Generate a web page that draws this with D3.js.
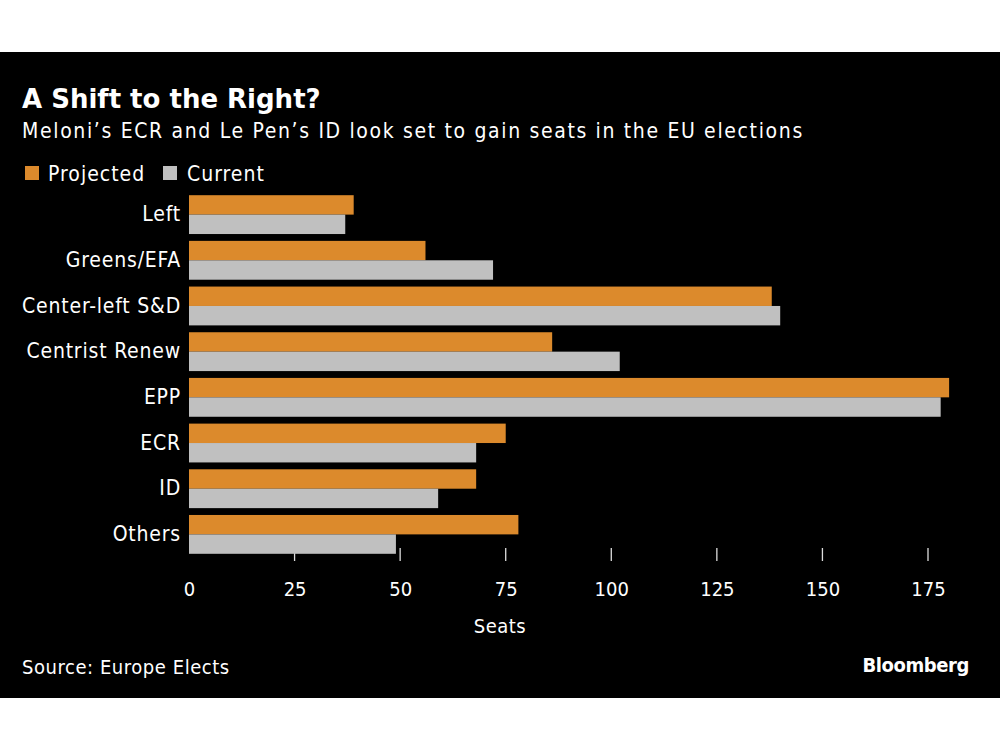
<!DOCTYPE html>
<html><head><meta charset="utf-8">
<script src="https://cdn.jsdelivr.net/npm/d3@7"></script>
<style>body{margin:0;background:#fff}svg{display:block}</style>
</head><body>
<script>
const categories = ["Left","Greens/EFA","Center-left S&D","Centrist Renew","EPP","ECR","ID","Others"];
const projected = [39,56,138,86,180,75,68,78];
const current = [37,72,140,102,178,68,59,49];
const tickValues = [0,25,50,75,100,125,150,175];
const seriesNames = ["Projected","Current"];

const W=1000,H=750;
const svg=d3.select("body").append("svg").attr("width",W).attr("height",H);
svg.append("rect").attr("x",0).attr("y",52).attr("width",W).attr("height",646).attr("fill","#000");
const font='"DejaVu Sans Condensed","DejaVu Sans",sans-serif';
const colors={Projected:"#dc8a2c",Current:"#c0c0c0"};

const x=d3.scaleLinear().domain([0,175]).range([189,928]);
const y=d3.scaleBand().domain(categories).range([192,557]).paddingInner(0.15).paddingOuter(0.07);
const inner=d3.scaleBand().domain(seriesNames).range([0,y.bandwidth()]);

svg.append("text").attr("x",22).attr("y",108).attr("fill","#fff").attr("font-family",'"DejaVu Sans",sans-serif').attr("font-weight","bold").attr("font-size",26).text("A Shift to the Right?");
svg.append("text").attr("x",22).attr("y",138).attr("fill","#fff").attr("font-family",font).attr("font-size",21).attr("letter-spacing",1.65).text("Meloni’s ECR and Le Pen’s ID look set to gain seats in the EU elections");

// legend
const leg=svg.append("g");
[["Projected",25,48],["Current",163,187]].forEach(([n,sx,tx])=>{
  leg.append("rect").attr("x",sx).attr("y",166).attr("width",14).attr("height",14).attr("fill",colors[n]);
  leg.append("text").attr("x",tx).attr("y",181).attr("fill","#fff").attr("font-family",font).attr("font-size",21).attr("letter-spacing",1).text(n);
});

// ticks (x axis)
const axis=d3.axisBottom(x).tickValues(tickValues).tickSize(0).tickPadding(0);
const ag=svg.append("g").attr("transform","translate(0,596)").call(axis);
ag.select(".domain").remove();
ag.selectAll("text").attr("fill","#fff").attr("font-family",font).attr("font-size",20).attr("dy",0);
svg.append("g").selectAll("line").data(tickValues.filter(d=>d>0)).join("line")
  .attr("x1",d=>x(d)).attr("x2",d=>x(d)).attr("y1",548).attr("y2",561).attr("stroke","#ddd").attr("stroke-width",1.3);

// bars
const rows=categories.map((c,i)=>({c,vals:[{s:"Projected",v:projected[i]},{s:"Current",v:current[i]}]}));
const g=svg.append("g");
rows.forEach(r=>{
  g.selectAll(null).data(r.vals).join("rect")
   .attr("x",x(0)).attr("y",d=>y(r.c)+inner(d.s)).attr("height",inner.bandwidth())
   .attr("width",d=>x(d.v)-x(0)).attr("fill",d=>colors[d.s]);
});

// y labels
const yl=d3.axisLeft(y).tickSize(0).tickPadding(0);
const yg=svg.append("g").attr("transform","translate(181,0)").call(yl);
yg.select(".domain").remove();
yg.selectAll("text").attr("fill","#fff").attr("font-family",font).attr("font-size",21).attr("letter-spacing",0.8);

svg.append("text").attr("x",500).attr("y",633).attr("text-anchor","middle").attr("fill","#fff").attr("font-family",font).attr("font-size",20).attr("letter-spacing",0.5).text("Seats");
svg.append("text").attr("x",22).attr("y",674).attr("fill","#fff").attr("font-family",font).attr("font-size",20).attr("letter-spacing",0.55).text("Source: Europe Elects");
svg.append("text").attr("x",969).attr("y",672).attr("text-anchor","end").attr("fill","#fff").attr("font-family",font).attr("font-weight","bold").attr("font-size",20).attr("letter-spacing",-0.4).text("Bloomberg");
</script>
</body></html>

◇ ◇ ◇ ◇

Word for word, quote the full listing, omitting every picture.

> [Reply to the exercise]:
Generate a web page that draws this with D3.js.
<!DOCTYPE html>
<html><head><meta charset="utf-8">
<script src="https://cdn.jsdelivr.net/npm/d3@7"></script>
<style>body{margin:0;background:#fff}svg{display:block}</style>
</head><body>
<script>
const categories = ["Left","Greens/EFA","Center-left S&D","Centrist Renew","EPP","ECR","ID","Others"];
const projected = [39,56,138,86,180,75,68,78];
const current = [37,72,140,102,178,68,59,49];
const tickValues = [0,25,50,75,100,125,150,175];
const seriesNames = ["Projected","Current"];

const W=1000,H=750;
const svg=d3.select("body").append("svg").attr("width",W).attr("height",H);
svg.append("rect").attr("x",0).attr("y",52).attr("width",W).attr("height",646).attr("fill","#000");
const font='"DejaVu Sans Condensed","DejaVu Sans",sans-serif';
const colors={Projected:"#dc8a2c",Current:"#c0c0c0"};

const x=d3.scaleLinear().domain([0,175]).range([189,928]);
const y=d3.scaleBand().domain(categories).range([192,557]).paddingInner(0.15).paddingOuter(0.07);
const inner=d3.scaleBand().domain(seriesNames).range([0,y.bandwidth()]);

svg.append("text").attr("x",22).attr("y",108).attr("fill","#fff").attr("font-family",'"DejaVu Sans",sans-serif').attr("font-weight","bold").attr("font-size",26).text("A Shift to the Right?");
svg.append("text").attr("x",22).attr("y",138).attr("fill","#fff").attr("font-family",font).attr("font-size",21).attr("letter-spacing",1.65).text("Meloni’s ECR and Le Pen’s ID look set to gain seats in the EU elections");

// legend
const leg=svg.append("g");
[["Projected",25,48],["Current",163,187]].forEach(([n,sx,tx])=>{
  leg.append("rect").attr("x",sx).attr("y",166).attr("width",14).attr("height",14).attr("fill",colors[n]);
  leg.append("text").attr("x",tx).attr("y",181).attr("fill","#fff").attr("font-family",font).attr("font-size",21).attr("letter-spacing",1).text(n);
});

// ticks (x axis)
const axis=d3.axisBottom(x).tickValues(tickValues).tickSize(0).tickPadding(0);
const ag=svg.append("g").attr("transform","translate(0,596)").call(axis);
ag.select(".domain").remove();
ag.selectAll("text").attr("fill","#fff").attr("font-family",font).attr("font-size",20).attr("dy",0);
svg.append("g").selectAll("line").data(tickValues.filter(d=>d>0)).join("line")
  .attr("x1",d=>x(d)).attr("x2",d=>x(d)).attr("y1",548).attr("y2",561).attr("stroke","#ddd").attr("stroke-width",1.3);

// bars
const rows=categories.map((c,i)=>({c,vals:[{s:"Projected",v:projected[i]},{s:"Current",v:current[i]}]}));
const g=svg.append("g");
rows.forEach(r=>{
  g.selectAll(null).data(r.vals).join("rect")
   .attr("x",x(0)).attr("y",d=>y(r.c)+inner(d.s)).attr("height",inner.bandwidth())
   .attr("width",d=>x(d.v)-x(0)).attr("fill",d=>colors[d.s]);
});

// y labels
const yl=d3.axisLeft(y).tickSize(0).tickPadding(0);
const yg=svg.append("g").attr("transform","translate(181,0)").call(yl);
yg.select(".domain").remove();
yg.selectAll("text").attr("fill","#fff").attr("font-family",font).attr("font-size",21).attr("letter-spacing",0.8);

svg.append("text").attr("x",500).attr("y",633).attr("text-anchor","middle").attr("fill","#fff").attr("font-family",font).attr("font-size",20).attr("letter-spacing",0.5).text("Seats");
svg.append("text").attr("x",22).attr("y",674).attr("fill","#fff").attr("font-family",font).attr("font-size",20).attr("letter-spacing",0.55).text("Source: Europe Elects");
svg.append("text").attr("x",969).attr("y",672).attr("text-anchor","end").attr("fill","#fff").attr("font-family",font).attr("font-weight","bold").attr("font-size",20).attr("letter-spacing",-0.4).text("Bloomberg");
</script>
</body></html>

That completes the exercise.